Und da hängt tatsächlich noch die Version von 1970. Mir war damals schon aufgefallen, daß von unten eine Frau mit Kind zu sehen, von oben aber ein Mann mit Hut mit Kind. Mama und Papa, dachte ich mir. Ich habe mir stets die Welt so zurechtgelegt, daß es gut paßt. Übrigens: das ist hier genau die Stelle aus H31 mit dem widerlichen kleinen Pudel, der mich auf dem Schulweg immer ausgekläfft hat, und zwar auf dem linken Grundstück. Die Einfahrt war damals auch noch mit dem Zaun verschlossen, und dahinter begann dann die Renn- und Kläffstrecke des kleinen Monsters. 

1992 schließlich gab es eine neue Version des Fußgängerüberwegs:




 
1992



 Offenbar war man etwas ratlos, wie man die Personen abbilden soll. Piktogramm, klar, aber es sollte als Frau erkennbar sein. Knifflig. Da bot sich der Glockenrock so als einzige Lösung an, es sei denn, man hätte Brüste appliziert.

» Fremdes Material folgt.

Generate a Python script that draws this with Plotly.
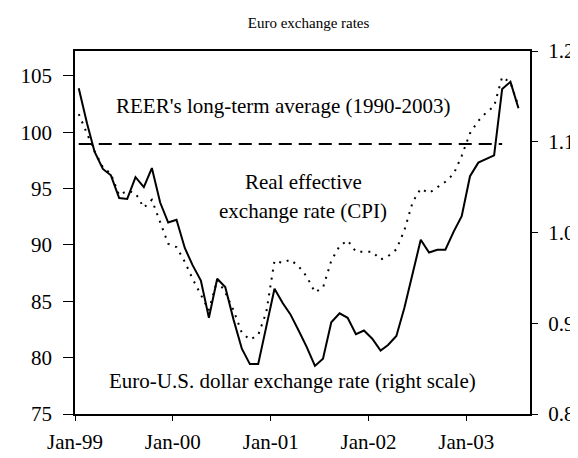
import plotly.graph_objects as go

# ---- data (monthly, Jan-1999 .. Jul-2003) ----
years = [1999, 2000, 2001, 2002, 2003]
months = [f"{y}-{m:02d}-15" for y in years for m in range(1, 13)][:55]

# Real effective exchange rate (CPI), left scale
reer = [101.6, 99.9, 98.3, 96.9, 96.3, 94.4, 94.8, 94.6, 93.3, 94.0, 92.1, 90.1,
        89.8, 88.5, 87.0, 85.6, 84.2, 86.9, 85.8, 84.2, 82.2, 81.6, 82.0, 84.0,
        88.6, 88.4, 88.7, 88.1, 87.2, 85.8, 86.2, 88.6, 89.9, 90.4, 89.4, 89.4,
        89.4, 88.7, 89.0, 89.6, 91.3, 93.8, 95.0, 94.6, 95.1, 95.6, 96.3, 97.9,
        99.9, 101.0, 101.7, 102.3, 104.9, 104.4, 102.3]

# Euro - U.S. dollar exchange rate, right scale
eurusd = [1.159, 1.120, 1.089, 1.070, 1.063, 1.038, 1.037, 1.061, 1.050, 1.071, 1.033, 1.011,
          1.014, 0.983, 0.964, 0.947, 0.906, 0.949, 0.940, 0.904, 0.872, 0.855, 0.855, 0.897,
          0.938, 0.922, 0.910, 0.892, 0.874, 0.853, 0.861, 0.901, 0.911, 0.906, 0.888, 0.892,
          0.883, 0.870, 0.876, 0.886, 0.917, 0.955, 0.992, 0.978, 0.981, 0.981, 1.001, 1.018,
          1.062, 1.077, 1.081, 1.085, 1.158, 1.166, 1.137]

# REER long-term average (1990-2003) and the span over which it is drawn
reer_avg = 98.95
avg_span = ["1999-01-15", "2003-05-15"]

tick_dates = ["1999-01-01", "2000-01-01", "2001-01-01", "2002-01-01", "2003-01-01"]
tick_text = ["Jan-99", "Jan-00", "Jan-01", "Jan-02", "Jan-03"]
left_ticks = [75, 80, 85, 90, 95, 100, 105]
right_ticks = [0.8, 0.9, 1.0, 1.1, 1.2]

FONT = "Liberation Serif"

fig = go.Figure()
fig.add_trace(go.Scatter(x=avg_span, y=[reer_avg, reer_avg], mode="lines",
                         line=dict(color="black", width=2, dash="13px,7px"),
                         hoverinfo="skip"))
fig.add_trace(go.Scatter(x=months, y=reer, mode="lines", name="REER",
                         line=dict(color="black", width=2, dash="2px,6px")))
fig.add_trace(go.Scatter(x=months, y=eurusd, mode="lines", name="EUR/USD",
                         yaxis="y2", line=dict(color="black", width=2)))

fig.update_layout(
    width=578, height=458,
    margin=dict(l=67, r=55, t=43, b=40),
    paper_bgcolor="white", plot_bgcolor="white",
    showlegend=False,
    font=dict(family=FONT, size=21, color="black"),
    title=dict(text="Euro exchange rates", x=0.52, xanchor="center",
               y=0.967, yanchor="middle", font=dict(size=15, family=FONT)),
    xaxis=dict(type="date", range=["1999-01-01", "2003-08-27"],
               tickvals=tick_dates, ticktext=tick_text,
               ticks="outside", ticklen=5, tickcolor="black",
               showgrid=False, zeroline=False,
               showline=True, linecolor="black", linewidth=1.5, mirror=True,
               ticklabelstandoff=3, tickfont=dict(size=21, family=FONT)),
    yaxis=dict(range=[75, 107.2], tickvals=left_ticks,
               ticks="outside", ticklen=10, tickcolor="black",
               showgrid=False, zeroline=False,
               showline=True, linecolor="black", linewidth=1.5,
               ticklabelstandoff=7, tickfont=dict(size=21, family=FONT)),
    yaxis2=dict(range=[0.8, 1.2], tickvals=right_ticks, tickformat=".1f",
                overlaying="y", side="right", anchor="x",
                ticks="outside", ticklen=6, tickcolor="black",
                showgrid=False, zeroline=False,
                showline=True, linecolor="black", linewidth=2,
                ticklabelstandoff=6, tickfont=dict(size=21, family=FONT)),
    yaxis3=dict(range=[0.8, 1.2], tickvals=right_ticks,
                overlaying="y", side="right", anchor="x",
                ticks="inside", ticklen=6, tickcolor="black",
                showticklabels=False, showgrid=False, zeroline=False,
                showline=False),
)

ann = dict(xref="paper", yref="paper", showarrow=False,
           font=dict(family=FONT, size=21, color="black"))
fig.add_annotation(text="REER's long-term average (1990-2003)",
                   x=0.458, y=0.848, xanchor="center", yanchor="middle", **ann)
fig.add_annotation(text="Real effective",
                   x=0.502, y=0.64, xanchor="center", yanchor="middle", **ann)
fig.add_annotation(text="exchange rate (CPI)",
                   x=0.502, y=0.56, xanchor="center", yanchor="middle", **ann)
fig.add_annotation(text="Euro-U.S. dollar exchange rate (right scale)",
                   x=0.478, y=0.0907, xanchor="center", yanchor="middle", **ann)

fig.write_html("out.html")
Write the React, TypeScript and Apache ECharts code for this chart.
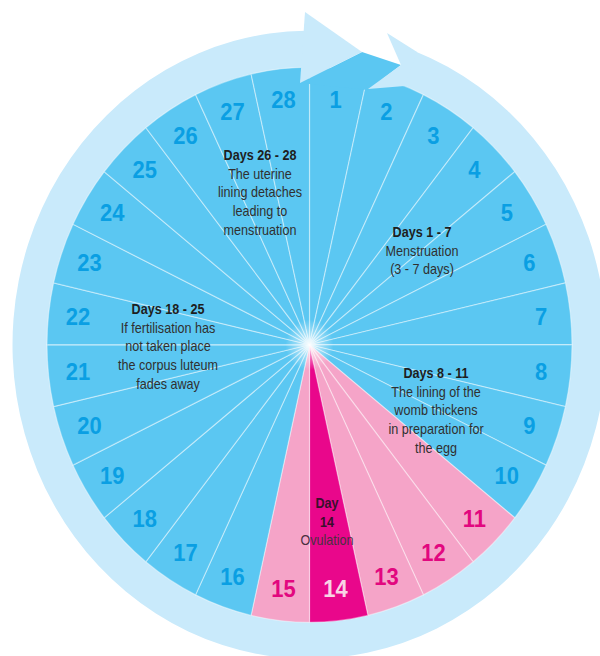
import React, { useEffect, useRef } from "react";
import * as echarts from "echarts";

// ---- data ----
const dayLabels = ["1","2","3","4","5","6","7","8","9","10","11","12","13","14","15","16","17","18","19","20","21","22","23","24","25","26","27","28"];
const dayShares = [1,1,1,1,1,1,1,1,1,1,1,1,1,1,1,1,1,1,1,1,1,1,1,1,1,1,1,1];
const fertileDays = ["11", "12", "13", "15"];
const ovulationDays = ["14"];

const noteTitles = ["Days 26 - 28", "Days 1 - 7", "Days 8 - 11", "Days 18 - 25"];
const noteBodies = [
  ["The uterine", "lining detaches", "leading to", "menstruation"],
  ["Menstruation", "(3 - 7 days)"],
  ["The lining of the", "womb thickens", "in preparation for", "the egg"],
  ["If fertilisation has", "not taken place", "the corpus luteum", "fades away"],
];
const ovulationTitle = ["Day", "14"];
const ovulationBody = ["Ovulation"];

// ---- layout / style (screen coordinates are divided by S) ----
const S = 1.0575;
const CX = 309.5;
const CY = 326;
const R = 262.5;
const RO = 297;
const notePos = [
  { x: 260, y: 155 },
  { x: 422, y: 232 },
  { x: 436, y: 373 },
  { x: 168, y: 309 },
];
const ovuPos = { x: 327, y: 503 };
const LINE = 18.8;
const TEXT_SX = 0.9;

const BLUE = "#5bc7f2";
const RING = "#c9eafb";
const PINK = "#f5a4c8";
const MAGENTA = "#e9078b";
const NUM_BLUE = "#0a9fe3";
const NUM_PINK = "#e2077f";
const FONT = "'Liberation Sans', Arial, Helvetica, sans-serif";

const pt = (x: number, y: number) => [x, y / S];

export default function App() {
  const ref = useRef<HTMLDivElement>(null);

  useEffect(() => {
    if (!ref.current) return;
    const chart = echarts.init(ref.current, undefined, { renderer: "svg" });

    const sliceColor = (d: string) =>
      ovulationDays.includes(d) ? MAGENTA : fertileDays.includes(d) ? PINK : BLUE;
    const numColor = (d: string) =>
      ovulationDays.includes(d) ? "#f8d3e5" : fertileDays.includes(d) ? NUM_PINK : NUM_BLUE;

    const mkText = (t: string, x: number, y: number, bold: boolean, fill: string) => ({
      type: "text",
      z: 120,
      silent: true,
      x,
      y: y / S,
      scaleX: TEXT_SX,
      style: {
        text: t,
        x: 0,
        y: 0,
        align: "center",
        verticalAlign: "middle",
        textAlign: "center",
        textVerticalAlign: "middle",
        fill,
        font: `${bold ? "bold " : ""}14px ${FONT}`,
      },
    });

    const texts: any[] = [];
    notePos.forEach((p, i) => {
      const lines = [noteTitles[i], ...noteBodies[i]];
      lines.forEach((t, j) => {
        texts.push(mkText(t, p.x, p.y + j * LINE, j === 0, j === 0 ? "#1e1e1e" : "#303030"));
      });
    });
    [...ovulationTitle, ...ovulationBody].forEach((t, j) => {
      const bold = j < ovulationTitle.length;
      texts.push(mkText(t, ovuPos.x, ovuPos.y + j * LINE, bold, bold ? "#3a0f2c" : "#4a3040"));
    });

    const a0 = -1.2;
    const B = [CX + RO * Math.cos(a0), CY + RO * Math.sin(a0)];
    const C = [CX + R * Math.cos(a0), CY + R * Math.sin(a0)];

    chart.setOption({
      animation: false,
      backgroundColor: "#ffffff",
      graphic: [
        {
          type: "sector",
          z: 0,
          silent: true,
          shape: { cx: CX, cy: CY, r: RO, r0: R - 3, startAngle: a0 - 0.01, endAngle: 4.70, clockwise: true },
          style: { fill: RING },
        },
        {
          type: "polygon",
          z: 100,
          silent: true,
          shape: { points: [pt(300, 83), pt(362, 52), pt(401, 65), pt(368, 90)] },
          style: { fill: BLUE },
        },
        {
          type: "polygon",
          z: 101,
          silent: true,
          shape: { points: [pt(387, 33), B, C, pt(368, 89), pt(401, 65)] },
          style: { fill: RING },
        },
        {
          type: "polygon",
          z: 101,
          silent: true,
          shape: { points: [pt(305, 12), pt(362, 52), pt(300, 83)] },
          style: { fill: RING },
        },
        {
          type: "circle",
          z: 110,
          silent: true,
          shape: { cx: CX, cy: CY, r: 24 },
          style: {
            fill: {
              type: "radial",
              x: 0.5,
              y: 0.5,
              r: 0.5,
              colorStops: [
                { offset: 0, color: "rgba(255,255,255,0.8)" },
                { offset: 1, color: "rgba(255,255,255,0)" },
              ],
            },
          },
        },
        ...texts,
      ],
      series: [
        {
          type: "pie",
          z: 2,
          silent: true,
          center: [CX, CY],
          radius: [0, R],
          startAngle: 90,
          clockwise: true,
          label: { show: false },
          labelLine: { show: false },
          emphasis: { disabled: true },
          itemStyle: { borderColor: "rgba(255,255,255,0.4)", borderWidth: 1.2 },
          data: dayLabels.map((d, i) => ({
            name: d,
            value: dayShares[i],
            itemStyle: { color: sliceColor(d) },
          })),
        },
        {
          type: "pie",
          z: 5,
          silent: true,
          center: [CX, CY],
          radius: [200, 260],
          startAngle: 90,
          clockwise: true,
          emphasis: { disabled: true },
          itemStyle: { color: "rgba(0,0,0,0)", borderWidth: 0 },
          labelLine: { show: false },
          label: {
            show: true,
            position: "inside",
            rotate: 0,
            formatter: "{b}",
            fontSize: 22,
            fontWeight: "bold",
            fontFamily: FONT,
          },
          data: dayLabels.map((d, i) => ({
            name: d,
            value: dayShares[i],
            label: { color: numColor(d) },
          })),
        },
      ],
    });

    return () => chart.dispose();
  }, []);

  return (
    <div
      ref={ref}
      style={{
        position: "fixed",
        left: 0,
        top: 0,
        width: 600,
        height: 621,
        transform: `scaleY(${S})`,
        transformOrigin: "0 0",
      }}
    />
  );
}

Andere Gründe für Verkehrsschildänderungen waren internationale Normierungen. So ist z.B. das Stoppschild 1970 zu uns gekommen, hier die Version vorher und nachher:




 
Halt! bis 1970

 
Stop! ab 1970






Und dann schließlich hat man Schilder aus dem Verkehr gezogen (selten war die Formulierung so glücklich wie hier). Als Beispiele, ab 2009, der Steinschlag und der Flugbetrieb:





 
Achtung! Flugverkehr!

Abenteuerliche Steine!





Beim Flugzeug befand man, daß der Flugbetrieb keinen direkten Einfluß auf den Straßenverkehr hat (das stimmt wohl meistens) und außerdem haben sich viele Fahrer den Hals verrenkt, um die tollen Flugzeuge zu kucken. Den Verlust des Steinschlagschilds fand ich schade. Ich bin ja in eher flachen Gegend aufgewachsen (steiler Pudelweg hin oder her), und so bekam ich Steinschlagschilder vor allem zu sehen, wenn wir zur Möhne oder Sorpe gefahren sind, und da gab es dann Steinschlagschilder im Dutzend zu sehen. Ich fand, es hatte etwas leicht Gefährliches, diese herunterfallenden Steine, etwas Abenteuerliches, hier jetzt entlang zu fahren. Dann waren wir aber angekommen, und mein Vater und Onkel Werner haben angefangen, ungeheuer kompliziert ihr Angelzeug herzurichten, um dann Barsche oder Hechte oder was-auch-immer zu fangen, die ich aber alle nicht mochte, weil Gräten drin waren und sie noch nach Fisch aussahen. Aber die Steinschlag-Schilder, die waren toll.


1 Kommentar:

  1. Mich würde ja interessieren, wer bschlossen hat, dass Bahnübergänge nicht mehr "beschränkt" sondern "beschrankt" sind.